Study, learning, and teaching are also essential functions of the church. If a small-group church has access to a Bible and someone that can read, it can get along for a while. But it would be much better off if it had access to deeper knowledge of the Bible, church history and doctrine, and much else. The small group I meet with contains five PhDs with one of them in New Testament and another in theology. But not every group of 20 people is blessed with such highly educated teachers. Hence from the early days believers sought educated teachers. Sometimes teachers stayed only a little while and then move on to other churches. At other times they were appointed to an enduring office. Some were supported and some volunteered their services free of charge. As with the first reason for institutionalization, so with the second and third, abuses are common and reform is necessary.

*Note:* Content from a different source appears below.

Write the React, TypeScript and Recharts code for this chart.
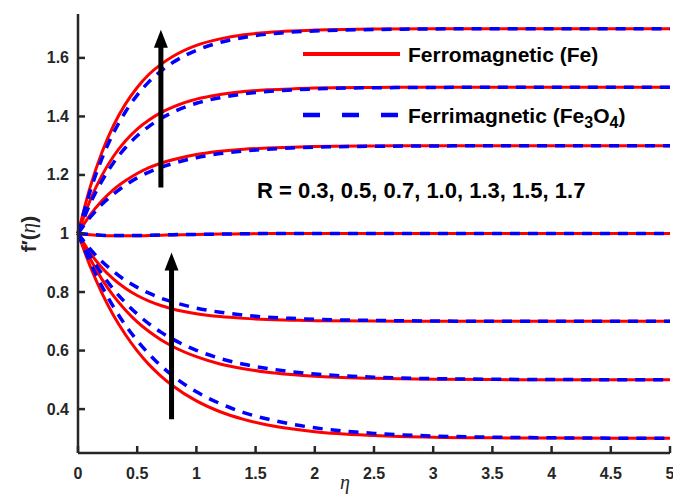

Volunteer teachers become resident clergy and resident clergy become a ruling class.

Conclusion

It has not been my aim in this series to argue that it is always wrong or misguided for Christians to establish institutions to facilitate the work Jesus gave us to do. I have argued, rather, that we ought to get clear on the difference between the simple church and para-church organizations. Most institutional churches are a mixture of the two. They demand the kind of loyalty due to the body of Christ, but most of their aims, activities, and structures are, though good and desirable, non-essential and perhaps extraneous to the meaning of church. Christianity is by definition life together in service to God with other believers. But Christianity is not defined by membership in a para-church institution or a mixed institution like so many “churches.” It’s not always wrong, and it can be a good thing, to participate in an institutional church. But how much better to be also a simple church and simply a Christian! It is possible.